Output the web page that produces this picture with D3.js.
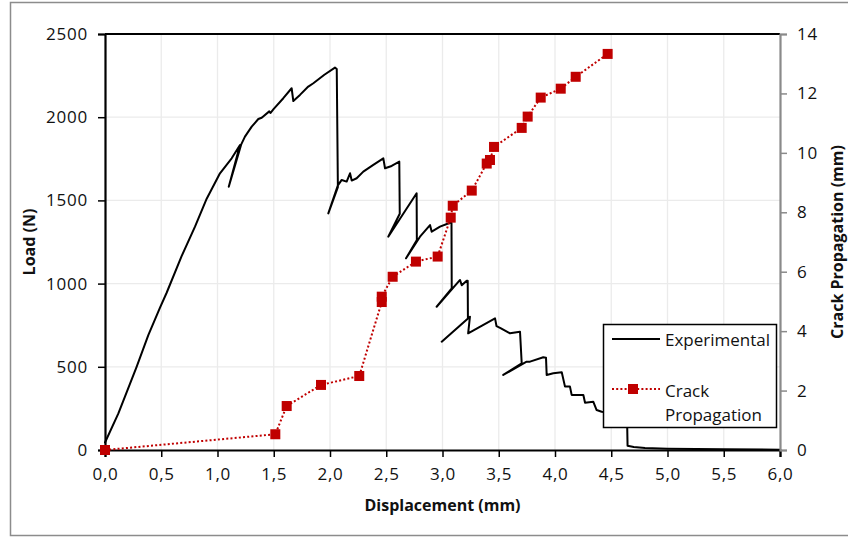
<!DOCTYPE html>
<html>
<head>
<meta charset="utf-8">
<script src="https://cdn.jsdelivr.net/npm/d3@7"></script>
<style>
  html, body { margin: 0; padding: 0; background: #fff; }
  svg { display: block; }
  text { font-family: "Open Sans", "Noto Sans", sans-serif; fill: #111; }
</style>
</head>
<body>
<svg id="chart" width="848" height="538"></svg>
<script>
// Load–displacement record of the test (displacement in mm, load in N)
const expDisp = [
  0.00, 0.119, 0.281, 0.385, 0.489, 0.548, 0.681, 0.80, 0.904, 1.022, 1.126, 1.20,
  1.10, 1.21, 1.244, 1.304, 1.363, 1.393, 1.46, 1.47, 1.50, 1.585, 1.659, 1.674,
  1.733, 1.807, 1.852, 1.95, 2.044, 2.06, 2.07, 1.985, 2.07, 2.104, 2.148, 2.178,
  2.193, 2.237, 2.296, 2.385, 2.474, 2.489, 2.548, 2.616, 2.62, 2.518, 2.77, 2.772,
  2.676, 2.80, 2.889, 2.904, 2.978, 3.067, 3.08, 3.082, 2.948, 3.156, 3.171, 3.215,
  3.224, 3.226, 2.993, 3.244, 3.228, 3.467, 3.48, 3.52, 3.60, 3.689, 3.704, 3.54,
  3.748, 3.778, 3.896, 3.92, 3.926, 3.985, 4.06, 4.089, 4.133, 4.148, 4.252, 4.267,
  4.34, 4.37, 4.415, 4.60, 4.64, 4.645, 4.70, 4.80, 5.00, 5.50, 6.00];
const expLoad = [
  45, 220, 500, 690, 855, 945, 1165, 1342, 1510, 1663, 1753, 1833,
  1582, 1835, 1883, 1943, 1989, 1997, 2035, 2025, 2050, 2114, 2174, 2097,
  2134, 2184, 2204, 2255, 2298, 2290, 1580, 1422, 1590, 1623, 1613, 1663,
  1619, 1633, 1673, 1713, 1753, 1693, 1707, 1733, 1420, 1282, 1543, 1262,
  1152, 1282, 1352, 1312, 1342, 1366, 1366, 972, 861, 1022, 990, 1017,
  1017, 790, 651, 801, 701, 791, 745, 731, 701, 711, 521, 451,
  531, 531, 557, 555, 451, 461, 467, 381, 381, 331, 331, 284,
  290, 240, 230, 215, 210, 25, 18, 12, 8, 4, 2];

// Crack length measured at selected displacements (mm)
const crackDisp = [0.00, 1.514, 1.615, 1.92, 2.26, 2.46, 2.46, 2.557, 2.764, 2.957, 3.073, 3.091,
  3.26, 3.393, 3.422, 3.458, 3.704, 3.757, 3.873, 4.051, 4.184, 4.468];
const crackLen = [0.00, 0.53, 1.48, 2.19, 2.49, 4.98, 5.16, 5.83, 6.34, 6.51, 7.82, 8.22,
  8.73, 9.64, 9.76, 10.20, 10.84, 11.22, 11.86, 12.16, 12.56, 13.33];

// Axis ticks
const xTicks = [0, 0.5, 1, 1.5, 2, 2.5, 3, 3.5, 4, 4.5, 5, 5.5, 6];
const xTickLabels = ["0,0", "0,5", "1,0", "1,5", "2,0", "2,5", "3,0", "3,5", "4,0", "4,5", "5,0", "5,5", "6,0"];
const loadTicks = [0, 500, 1000, 1500, 2000, 2500];
const crackTicks = [0, 2, 4, 6, 8, 10, 12, 14];

const svg = d3.select("#chart");
const plotL = 105, plotT = 34, plotR = 780, plotB = 450;
const red = "#c00000";

const x = d3.scaleLinear().domain([0, 6]).range([plotL, plotR]);
const yL = d3.scaleLinear().domain([0, 2500]).range([plotB, plotT]);
const yC = d3.scaleLinear().domain([0, 14]).range([plotB, plotT]);

// outer frame
svg.append("rect")
  .attr("x", 10.5).attr("y", 2.5).attr("width", 845).attr("height", 533)
  .attr("fill", "none").attr("stroke", "#8c8c8c").attr("stroke-width", 1.5);

// gridlines
const grid = svg.append("g");
grid.selectAll("line.v").data(xTicks.slice(1, -1)).join("line")
  .attr("class", "v")
  .attr("x1", d => x(d)).attr("x2", d => x(d))
  .attr("y1", plotT).attr("y2", plotB)
  .attr("stroke", "#ebebeb").attr("stroke-width", 1.3);
grid.selectAll("line.h").data(loadTicks.slice(1, -1)).join("line")
  .attr("class", "h")
  .attr("x1", plotL).attr("x2", plotR)
  .attr("y1", d => yL(d)).attr("y2", d => yL(d))
  .attr("stroke", "#ebebeb").attr("stroke-width", 1.3);

// experimental load curve
const expData = expDisp.map((d, i) => [d, expLoad[i]]);
svg.append("path")
  .datum(expData)
  .attr("fill", "none").attr("stroke", "#000").attr("stroke-width", 2)
  .attr("stroke-linejoin", "round").attr("stroke-linecap", "round")
  .attr("d", d3.line().x(d => x(d[0])).y(d => yL(d[1])));

// axes
const tickFont = g => g.selectAll("text")
  .style("font-family", "'Open Sans', sans-serif")
  .style("font-size", "17px")
  .style("letter-spacing", "0.8px")
  .attr("fill", "#111");

const xAxis = svg.append("g")
  .attr("transform", `translate(0,${plotB})`)
  .call(d3.axisBottom(x).tickValues(xTicks).tickFormat((d, i) => xTickLabels[i]).tickSize(7).tickPadding(11))
  .call(tickFont);
xAxis.selectAll("line").attr("stroke", "#000").attr("stroke-width", 1.5);
xAxis.select(".domain").attr("stroke", "#000").attr("stroke-width", 2.2);

const yAxisL = svg.append("g")
  .attr("transform", `translate(${plotL},0)`)
  .call(d3.axisLeft(yL).tickValues(loadTicks).tickFormat(d3.format("d")).tickSize(7).tickPadding(10))
  .call(tickFont);
yAxisL.selectAll("line").attr("stroke", "#000").attr("stroke-width", 1.5);
yAxisL.select(".domain").attr("stroke", "#000").attr("stroke-width", 2.2);

// top border of plot area
svg.append("line")
  .attr("x1", plotL).attr("x2", plotR).attr("y1", plotT).attr("y2", plotT)
  .attr("stroke", "#000").attr("stroke-width", 2.2);

const yAxisR = svg.append("g")
  .attr("transform", `translate(${plotR},0)`)
  .call(d3.axisRight(yC).tickValues(crackTicks).tickFormat(d3.format("d")).tickSize(7).tickPadding(10))
  .call(tickFont);
yAxisR.selectAll("line").attr("stroke", "#8a8a8a").attr("stroke-width", 1.5);
yAxisR.select(".domain").attr("stroke", "#8a8a8a").attr("stroke-width", 2.2);

// crack propagation series
const crackData = crackDisp.map((d, i) => [d, crackLen[i]]);
svg.append("path")
  .datum(crackData)
  .attr("fill", "none").attr("stroke", red).attr("stroke-width", 2)
  .attr("stroke-dasharray", "2,2.2")
  .attr("d", d3.line().x(d => x(d[0])).y(d => yC(d[1])));
svg.selectAll("rect.mk").data(crackData).join("rect")
  .attr("class", "mk")
  .attr("x", d => x(d[0]) - 5).attr("y", d => yC(d[1]) - 5)
  .attr("width", 10).attr("height", 10)
  .attr("fill", red);

// axis titles
svg.append("text")
  .attr("x", (plotL + plotR) / 2).attr("y", 511)
  .attr("text-anchor", "middle")
  .style("font-weight", "bold").style("font-size", "16px")
  .text("Displacement (mm)");
svg.append("text")
  .attr("transform", `translate(35,${(plotT + plotB) / 2}) rotate(-90)`)
  .attr("text-anchor", "middle")
  .style("font-weight", "bold").style("font-size", "16px")
  .text("Load (N)");
svg.append("text")
  .attr("transform", `translate(843,${(plotT + plotB) / 2}) rotate(-90)`)
  .attr("text-anchor", "middle")
  .style("font-weight", "bold").style("font-size", "16px")
  .text("Crack Propagation (mm)");

// legend
const lg = svg.append("g");
lg.append("rect")
  .attr("x", 603.5).attr("y", 324.5).attr("width", 173).attr("height", 103)
  .attr("fill", "#fff").attr("stroke", "#000").attr("stroke-width", 1.5);
lg.append("line")
  .attr("x1", 612).attr("x2", 660).attr("y1", 339).attr("y2", 339)
  .attr("stroke", "#000").attr("stroke-width", 2);
lg.append("text").attr("x", 665).attr("y", 346).style("font-size", "17px").text("Experimental");
lg.append("line")
  .attr("x1", 612).attr("x2", 660).attr("y1", 389).attr("y2", 389)
  .attr("stroke", red).attr("stroke-width", 2).attr("stroke-dasharray", "2,2.2");
lg.append("rect")
  .attr("x", 628).attr("y", 384).attr("width", 10).attr("height", 10).attr("fill", red);
lg.append("text").attr("x", 665).attr("y", 397).style("font-size", "17px").text("Crack");
lg.append("text").attr("x", 665).attr("y", 421).style("font-size", "17px").text("Propagation");
</script>
</body>
</html>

Your task →
Make an exact copy of the lines from the top of the material through the line with "290, 240, 230, 215, 210, 25, 18, 12, 8, 4, 2];", pictures excluded.

Completed exercise →
Output the web page that produces this picture with D3.js.
<!DOCTYPE html>
<html>
<head>
<meta charset="utf-8">
<script src="https://cdn.jsdelivr.net/npm/d3@7"></script>
<style>
  html, body { margin: 0; padding: 0; background: #fff; }
  svg { display: block; }
  text { font-family: "Open Sans", "Noto Sans", sans-serif; fill: #111; }
</style>
</head>
<body>
<svg id="chart" width="848" height="538"></svg>
<script>
// Load–displacement record of the test (displacement in mm, load in N)
const expDisp = [
  0.00, 0.119, 0.281, 0.385, 0.489, 0.548, 0.681, 0.80, 0.904, 1.022, 1.126, 1.20,
  1.10, 1.21, 1.244, 1.304, 1.363, 1.393, 1.46, 1.47, 1.50, 1.585, 1.659, 1.674,
  1.733, 1.807, 1.852, 1.95, 2.044, 2.06, 2.07, 1.985, 2.07, 2.104, 2.148, 2.178,
  2.193, 2.237, 2.296, 2.385, 2.474, 2.489, 2.548, 2.616, 2.62, 2.518, 2.77, 2.772,
  2.676, 2.80, 2.889, 2.904, 2.978, 3.067, 3.08, 3.082, 2.948, 3.156, 3.171, 3.215,
  3.224, 3.226, 2.993, 3.244, 3.228, 3.467, 3.48, 3.52, 3.60, 3.689, 3.704, 3.54,
  3.748, 3.778, 3.896, 3.92, 3.926, 3.985, 4.06, 4.089, 4.133, 4.148, 4.252, 4.267,
  4.34, 4.37, 4.415, 4.60, 4.64, 4.645, 4.70, 4.80, 5.00, 5.50, 6.00];
const expLoad = [
  45, 220, 500, 690, 855, 945, 1165, 1342, 1510, 1663, 1753, 1833,
  1582, 1835, 1883, 1943, 1989, 1997, 2035, 2025, 2050, 2114, 2174, 2097,
  2134, 2184, 2204, 2255, 2298, 2290, 1580, 1422, 1590, 1623, 1613, 1663,
  1619, 1633, 1673, 1713, 1753, 1693, 1707, 1733, 1420, 1282, 1543, 1262,
  1152, 1282, 1352, 1312, 1342, 1366, 1366, 972, 861, 1022, 990, 1017,
  1017, 790, 651, 801, 701, 791, 745, 731, 701, 711, 521, 451,
  531, 531, 557, 555, 451, 461, 467, 381, 381, 331, 331, 284,
  290, 240, 230, 215, 210, 25, 18, 12, 8, 4, 2];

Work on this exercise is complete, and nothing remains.